Hubungan dengan berbagai organisasi internasional atau pengiriman delegasi ke berbagai pertemuan internasional ( seperti yang dilakukan oleh delegasi para korban ’65 yang terdiri dari Dr Tjiptaning, Ir Setiadi dan Heru Atmodjo ke Belanda, Jenewa, Brussel, Paris, Berlin, Stockholm) perlu dikembangkan di kemudian hari.

Surat Mahkamah Agung Kepada Presiden

Dalam persoalan para korban peristiwa ’65 pengiriman surat Mahkamah Agung yang ditandatangani ketuanya (Bagir Manan) kepada Presiden Megawati merupakan peristiwa yang sangat penting. Karena, ini menunjukkan bahwa Mahkamah Agung menaruh perhatian terhadap masalah yang menyangkut banyak orang ini. Dalam surat itu dinyatakan bahwa : “ Mahkamah Agung banyak menerima surat-surat baik dari perorangan maupun dari berbagai kelompok masyarakat yang menyatakan diri sebagai korban Orde Baru, yang pada pokoknya mengharapkan agar memperoleh rehabilitasi. Dengan dilandasi keinginan untuk memberikan penyelesaian dan kepastian hukum yang sama, serta didorong oleh semangat rekonsiliasi bangsa kita, maka Mahkamah Agung memberikan pendapat dan mengharapkan Presiden untuk mempertimbangkan dan mengambil langkah-langkah konkrit ke arah penyelesaian tuntutan yang sangat diharapkan tersebut » (kutipan selesai).

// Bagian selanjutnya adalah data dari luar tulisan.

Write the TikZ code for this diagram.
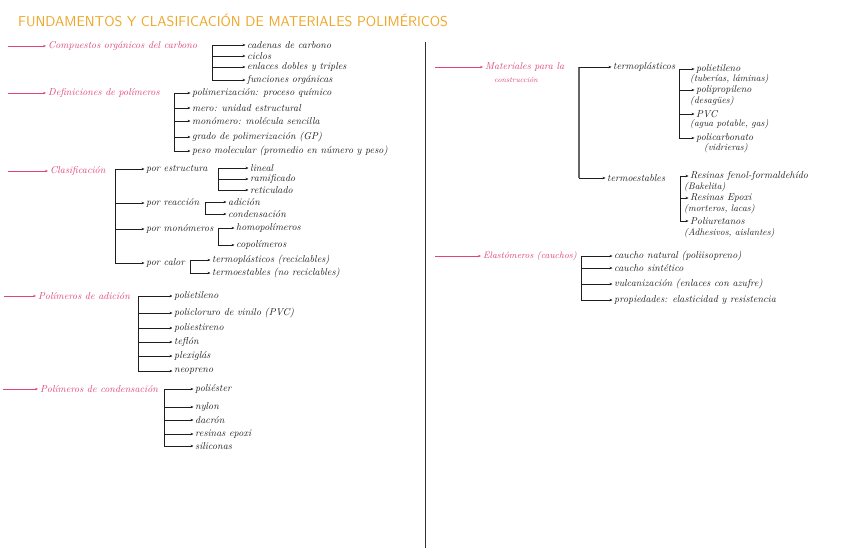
\documentclass[tikz,border=0pt]{standalone}
\usepackage{fontspec}
\usetikzlibrary{arrows.meta}
\definecolor{pinkc}{HTML}{E0447C}
\definecolor{titc}{HTML}{EEA626}
\definecolor{ink}{HTML}{1E1E1E}
\definecolor{divc}{HTML}{333333}
\tikzset{
 txt/.style={anchor=west,inner sep=0pt,font=\fontsize{10}{11}\selectfont\itshape,text=ink},
 small/.style={anchor=west,inner sep=0pt,font=\fontsize{9.5}{10}\selectfont\itshape,text=ink},
 hd/.style={anchor=west,inner sep=0pt,font=\fontsize{10}{11}\selectfont\itshape,text=pinkc},
 hdsmall/.style={anchor=west,inner sep=0pt,font=\fontsize{7.5}{9}\selectfont\itshape,text=pinkc},
 lead/.style={draw=pinkc,line width=0.7pt,-{Stealth[length=3pt,width=2.4pt]},shorten >=2pt},
 br/.style={draw=ink,line width=0.7pt},
 ar/.style={draw=ink,line width=0.7pt,-{Stealth[length=3pt,width=2.4pt]},shorten >=1.5pt},
}
\begin{document}
\begin{tikzpicture}[x=1pt,y=-1pt]
\useasboundingbox[fill=white] (0,0) rectangle (848,548);
% title
\node[anchor=west,inner sep=0pt,text=titc,font=\fontsize{14.3}{16}\selectfont\sffamily] (title) at (18,20) {FUNDAMENTOS Y CLASIFICACIÓN DE MATERIALES POLIMÉRICOS};
% divider
\coordinate (d1) at (425,42);
\coordinate (d2) at (425,548);
\draw[divc,line width=1pt] (d1) -- (d2);

% ---- block 1
\coordinate (s1) at (8,46);
\node[hd] (h1) at (48,46) {Compuestos orgánicos del carbono};
\draw[lead] (s1) -- (h1.west);
\node[txt] (c11) at (247,45) {cadenas de carbono};
\node[txt] (c12) at (247,56) {ciclos};
\node[txt] (c13) at (247,67) {enlaces dobles y triples};
\node[txt] (c14) at (247,80) {funciones orgánicas};
\coordinate (b1) at (212,45);
\draw[br] (b1) -- (b1 |- c14.west);
\foreach \c in {c11,c12,c13,c14} \draw[ar] (b1 |- \c.west) -- (\c.west);

% ---- block 2
\coordinate (s2) at (8,93);
\node[hd] (h2) at (48,93) {Definiciones de polímeros};
\draw[lead] (s2) -- (h2.west);
\node[txt] (c21) at (192,93) {polimerización: proceso químico};
\node[txt] (c22) at (192,108) {mero: unidad estructural};
\node[txt] (c23) at (192,121) {monómero: molécula sencilla};
\node[txt] (c24) at (192,137) {grado de polimerización (GP)};
\node[txt] (c25) at (192,151) {peso molecular (promedio en número y peso)};
\coordinate (b2) at (174,93);
\draw[br] (b2) -- (b2 |- c25.west);
\foreach \c in {c21,c22,c23,c24,c25} \draw[ar] (b2 |- \c.west) -- (\c.west);

% ---- block 3
\coordinate (s3) at (8,171);
\node[hd] (h3) at (50,171) {Clasificación};
\draw[lead] (s3) -- (h3.west);
\node[txt] (p31) at (146,169) {por estructura};
\node[txt] (p32) at (146,203) {por reacción};
\node[txt] (p33) at (146,229) {por monómeros};
\node[txt] (p34) at (146,263) {por calor};
\coordinate (b3) at (115,169);
\draw[br] (b3) -- (b3 |- p34.west);
\foreach \c in {p31,p32,p33,p34} \draw[ar] (b3 |- \c.west) -- (\c.west);
% estructura
\node[txt] (q11) at (250,168) {lineal};
\node[txt] (q12) at (250,179) {ramificado};
\node[txt] (q13) at (250,190) {reticulado};
\coordinate (b31) at (218,168);
\draw[br] (b31) -- (b31 |- q13.west);
\foreach \c in {q11,q12,q13} \draw[ar] (b31 |- \c.west) -- (\c.west);
% reaccion
\node[txt] (q21) at (228,202) {adición};
\node[txt] (q22) at (228,214) {condensación};
\coordinate (b32) at (205,202);
\draw[br] (b32) -- (b32 |- q22.west);
\foreach \c in {q21,q22} \draw[ar] (b32 |- \c.west) -- (\c.west);
% monomeros
\node[txt] (q31) at (236,228) {homopolímeros};
\node[txt] (q32) at (236,245) {copolímeros};
\coordinate (b33) at (218,228);
\draw[br] (b33) -- (b33 |- q32.west);
\foreach \c in {q31,q32} \draw[ar] (b33 |- \c.west) -- (\c.west);
% calor
\node[txt] (q41) at (212,260) {termoplásticos (reciclables)};
\node[txt] (q42) at (212,273) {termoestables (no reciclables)};
\coordinate (b34) at (190,260);
\draw[br] (b34) -- (b34 |- q42.west);
\foreach \c in {q41,q42} \draw[ar] (b34 |- \c.west) -- (\c.west);

% ---- block 4
\coordinate (s4) at (4,296);
\node[hd] (h4) at (38,296) {Polímeros de adición};
\draw[lead] (s4) -- (h4.west);
\node[txt] (c41) at (174,296) {polietileno};
\node[txt] (c42) at (174,313) {policloruro de vinilo (PVC)};
\node[txt] (c43) at (174,328) {poliestireno};
\node[txt] (c44) at (174,342) {teflón};
\node[txt] (c45) at (174,356) {plexiglás};
\node[txt] (c46) at (174,371) {neopreno};
\coordinate (b4) at (138,296);
\draw[br] (b4) -- (b4 |- c46.west);
\foreach \c in {c41,c42,c43,c44,c45,c46} \draw[ar] (b4 |- \c.west) -- (\c.west);

% ---- block 5
\coordinate (s5) at (3,389);
\node[hd] (h5) at (40,389) {Polímeros de condensación};
\draw[lead] (s5) -- (h5.west);
\node[txt] (c51) at (195,389) {poliéster};
\node[txt] (c52) at (195,407) {nylon};
\node[txt] (c53) at (195,420) {dacrón};
\node[txt] (c54) at (195,434) {resinas epoxi};
\node[txt] (c55) at (195,446) {siliconas};
\coordinate (b5) at (164,389);
\draw[br] (b5) -- (b5 |- c55.west);
\foreach \c in {c51,c52,c53,c54,c55} \draw[ar] (b5 |- \c.west) -- (\c.west);

% ---- right: materiales
\coordinate (s6) at (435,67);
\node[hd] (h6) at (485,67) {Materiales para la};
\node[hdsmall] (h6b) at (494,80) {construcción};
\draw[lead] (s6) -- (h6.west);
\node[txt] (m1) at (613,67) {termoplásticos};
\node[txt] (m2) at (607,178) {termoestables};
\coordinate (b6) at (579,67);
\draw[gray!80!black,line width=1.3pt] (b6) -- (b6 |- m2.west);
\foreach \c in {m1,m2} \draw[ar] (b6 |- \c.west) -- (\c.west);
% termoplasticos
\node[txt] (t1) at (696,69) {polietileno};
\node[small] (t1b) at (690,79) {(tuberías, láminas)};
\node[txt] (t2) at (696,90) {polipropileno};
\node[small] (t2b) at (690,101) {(desagües)};
\node[txt] (t3) at (696,114) {PVC};
\node[small] (t3b) at (690,124) {(agua potable, gas)};
\node[txt] (t4) at (696,138) {policarbonato};
\node[small] (t4b) at (704,148) {(vidrieras)};
\coordinate (b61) at (679,69);
\draw[br] (b61) -- (b61 |- t4.west);
\foreach \c in {t1,t2,t3,t4} \draw[ar] (b61 |- \c.west) -- (\c.west);
% termoestables
\node[txt] (u1) at (690,176) {Resinas fenol-formaldehído};
\node[small] (u1b) at (684,187) {(Bakelita)};
\node[txt] (u2) at (690,198) {Resinas Epoxi};
\node[small] (u2b) at (684,209) {(morteros, lacas)};
\node[txt] (u3) at (690,221) {Poliuretanos};
\node[small] (u3b) at (684,233) {(Adhesivos, aislantes)};
\coordinate (b62) at (680,176);
\draw[br] (b62) -- (b62 |- u3.west);
\foreach \c in {u1,u2,u3} \draw[ar] (b62 |- \c.west) -- (\c.west);

% ---- right: elastomeros
\coordinate (s7) at (435,256);
\node[hd,font=\fontsize{9.3}{11}\selectfont\itshape] (h7) at (483,256) {Elastómeros (cauchos)};
\draw[lead] (s7) -- (h7.west);
\node[txt] (e1) at (614,256) {caucho natural (poliisopreno)};
\node[txt] (e2) at (614,268) {caucho sintético};
\node[txt] (e3) at (614,284) {vulcanización (enlaces con azufre)};
\node[txt] (e4) at (614,300) {propiedades: elasticidad y resistencia};
\coordinate (b7) at (581,256);
\draw[br] (b7) -- (b7 |- e4.west);
\foreach \c in {e1,e2,e3,e4} \draw[ar] (b7 |- \c.west) -- (\c.west);
\end{tikzpicture}
\end{document}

Surat Mahkamah Agung kepada Presiden Megawati merupakan masukan berupa pandangan dari instansi tertinggi di bidang hukum, yang tentunya sudah menjadi sikap kolektif dari para Hakim Agung. Dalam konteks politik di tanah-air seperti yang dewasa ini, sikap Mahkamah Agung ini mencerminkan keberanian mengedepankan perasaan keadilan terhadap masalah korban peristiwa ’65. Surat tersebut juga secara implisit menyatakan bahwa para korban peristiwa ’65 tidak terbukti bersalah secara hukum dan karenanya harus diberikan rehabilitasi umum oleh Presiden sebagai pemegang hak prerogatif dalam hal pemberian rehabilitasi.

Surat Mahkamah Agung kepada Presiden Megawati mencerminkan sikap yang sejiwa yang telah dimanifestasikan oleh keputusan Pengadilan Negeri Kendal yang memenangkan gugatan terhadap Kodam Diponegoro dalam kasus tanah PT NV Seketjer Wringinsari. Seperti pernah diberitakan, tanah seluas 615 hektar yang dimiliki 97 warga telah dirampas oleh Kodam Diponegoro dengan dalih terlibat G3OS. Sikap Mahkamah Agung ini juga sejalan dengan keputusan Pengadilan Tinggi Tata Usaha Negara Jakarta yang memenangkan gugatan Nani Nurani, seorang eks-tapol yang ditolak haknya mendapat KTP Seumur Hidup.

Meskipun sudah ada kemajuan-kemajuan yang cukup menggembirakan dalam memperjuangkan rehabilitasi para korban ’65, tetapi usaha untuk mendorong Presiden Megawati perlu dikembangkan melalui berbagai jalan. Dalam hal pemberian rehabilitasi tersebut, sesungguhnya Presiden RI sudah dapat memberikan rehabilitasi, karena telah mendapatkan rekomendasi dari Mahkamah Agung.